• The problem: Below are some records: retype them all exactly, but not the pictures.

• Data provided:
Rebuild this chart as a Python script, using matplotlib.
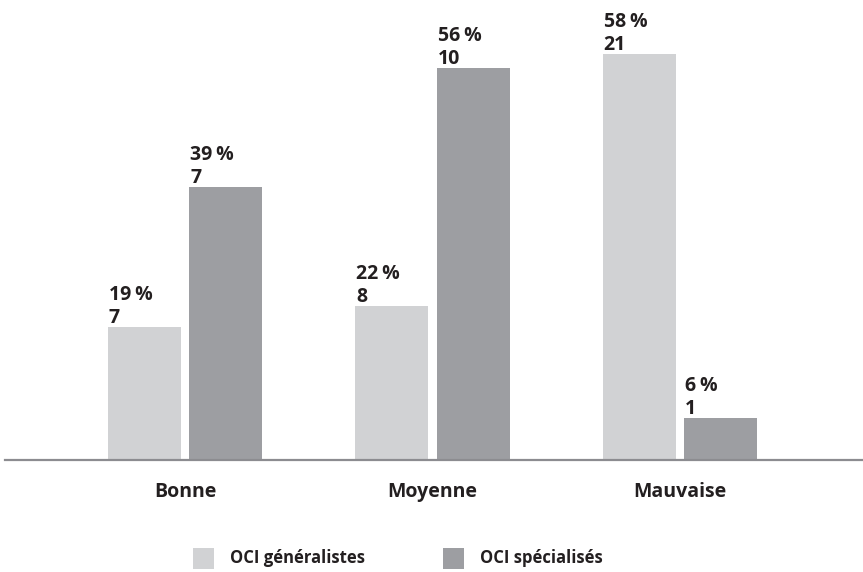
import matplotlib
matplotlib.use("Agg")
import matplotlib.pyplot as plt
from matplotlib.patches import Rectangle
import numpy as np

categories = ["Bonne", "Moyenne", "Mauvaise"]
series_names = ["OCI généralistes", "OCI spécialisés"]
pct_generalistes = [19, 22, 58]
pct_specialises = [39, 56, 6]
n_generalistes = [7, 8, 21]
n_specialises = [7, 10, 1]

colors = ["#d1d2d4", "#9d9ea2"]
text_color = "#231f20"
font = "Open Sans"

W, H = 863, 572
fig = plt.figure(figsize=(W / 100, H / 100), dpi=100)

# axes box in pixel terms: baseline 460 px from the top, left edge at 5 px
left_px, base_px = 5, 460
ax = fig.add_axes([left_px / W, (H - base_px) / H, (W - left_px) / W, base_px / H])

px_per_pct = 7.0
group_px = 247.5
first_center_px = 185
ax.set_ylim(0, base_px / px_per_pct)
ax.set_xlim((left_px - first_center_px) / group_px, (W - first_center_px) / group_px)

x = np.arange(len(categories))
width = 0.295
offset = 0.165

for vals, counts, off, col in [
    (pct_generalistes, n_generalistes, -offset, colors[0]),
    (pct_specialises, n_specialises, offset, colors[1]),
]:
    bars = ax.bar(x + off, vals, width=width, color=col, linewidth=0)
    for b, v, c in zip(bars, vals, counts):
        bx = b.get_x()
        ax.annotate(str(c), (bx, v), xytext=(1, 4), textcoords="offset pixels",
                    ha="left", va="baseline", fontsize=14, fontweight="bold",
                    family=font, color=text_color)
        ax.annotate(f"{v}\u2009%", (bx, v), xytext=(1, 27), textcoords="offset pixels",
                    ha="left", va="baseline", fontsize=14, fontweight="bold",
                    family=font, color=text_color)

ax.axhline(0, color="#8c8c90", linewidth=1.6, clip_on=False)
for s in ax.spines.values():
    s.set_visible(False)
ax.set_yticks([])
ax.set_xticks(x)
ax.set_xticklabels(categories, fontsize=14, fontweight="bold", family=font, color=text_color)
ax.tick_params(axis="x", length=0, pad=16)

# legend drawn as figure-level squares and labels
legend_items = [(193, series_names[0], colors[0]), (443, series_names[1], colors[1])]
sq = 21
cy = 558
for lx, name, col in legend_items:
    fig.patches.append(Rectangle((lx / W, (H - cy - sq / 2) / H), sq / W, sq / H,
                                 transform=fig.transFigure, color=col, linewidth=0))
    fig.text((lx + 37) / W, (H - cy) / H, name, ha="left", va="center",
             fontsize=12, fontweight="bold", family=font, color=text_color)

fig.savefig("out.png", dpi=100)
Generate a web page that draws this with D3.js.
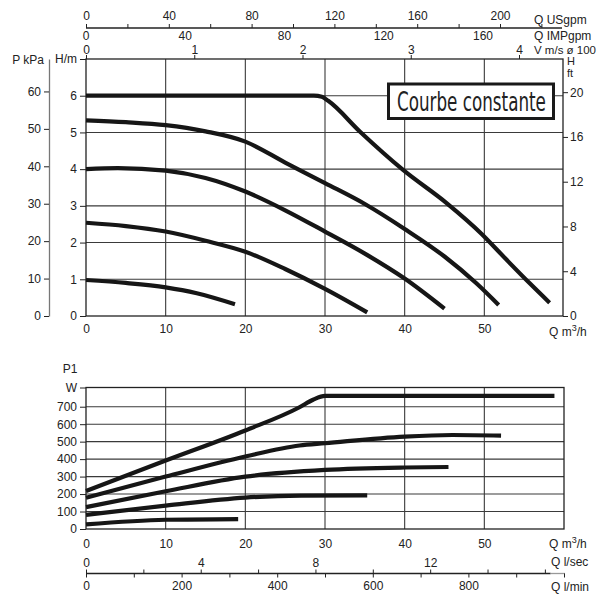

• Response to this task:
Rebuild this chart as a Python script, using matplotlib.
import matplotlib
matplotlib.use("Agg")
import matplotlib.pyplot as plt
from matplotlib.patches import Rectangle
import numpy as np

categories = ["Bonne", "Moyenne", "Mauvaise"]
series_names = ["OCI généralistes", "OCI spécialisés"]
pct_generalistes = [19, 22, 58]
pct_specialises = [39, 56, 6]
n_generalistes = [7, 8, 21]
n_specialises = [7, 10, 1]

colors = ["#d1d2d4", "#9d9ea2"]
text_color = "#231f20"
font = "Open Sans"

W, H = 863, 572
fig = plt.figure(figsize=(W / 100, H / 100), dpi=100)

# axes box in pixel terms: baseline 460 px from the top, left edge at 5 px
left_px, base_px = 5, 460
ax = fig.add_axes([left_px / W, (H - base_px) / H, (W - left_px) / W, base_px / H])

px_per_pct = 7.0
group_px = 247.5
first_center_px = 185
ax.set_ylim(0, base_px / px_per_pct)
ax.set_xlim((left_px - first_center_px) / group_px, (W - first_center_px) / group_px)

x = np.arange(len(categories))
width = 0.295
offset = 0.165

for vals, counts, off, col in [
    (pct_generalistes, n_generalistes, -offset, colors[0]),
    (pct_specialises, n_specialises, offset, colors[1]),
]:
    bars = ax.bar(x + off, vals, width=width, color=col, linewidth=0)
    for b, v, c in zip(bars, vals, counts):
        bx = b.get_x()
        ax.annotate(str(c), (bx, v), xytext=(1, 4), textcoords="offset pixels",
                    ha="left", va="baseline", fontsize=14, fontweight="bold",
                    family=font, color=text_color)
        ax.annotate(f"{v}\u2009%", (bx, v), xytext=(1, 27), textcoords="offset pixels",
                    ha="left", va="baseline", fontsize=14, fontweight="bold",
                    family=font, color=text_color)

ax.axhline(0, color="#8c8c90", linewidth=1.6, clip_on=False)
for s in ax.spines.values():
    s.set_visible(False)
ax.set_yticks([])
ax.set_xticks(x)
ax.set_xticklabels(categories, fontsize=14, fontweight="bold", family=font, color=text_color)
ax.tick_params(axis="x", length=0, pad=16)

# legend drawn as figure-level squares and labels
legend_items = [(193, series_names[0], colors[0]), (443, series_names[1], colors[1])]
sq = 21
cy = 558
for lx, name, col in legend_items:
    fig.patches.append(Rectangle((lx / W, (H - cy - sq / 2) / H), sq / W, sq / H,
                                 transform=fig.transFigure, color=col, linewidth=0))
    fig.text((lx + 37) / W, (H - cy) / H, name, ha="left", va="center",
             fontsize=12, fontweight="bold", family=font, color=text_color)

fig.savefig("out.png", dpi=100)
Generate a web page that draws this with D3.js.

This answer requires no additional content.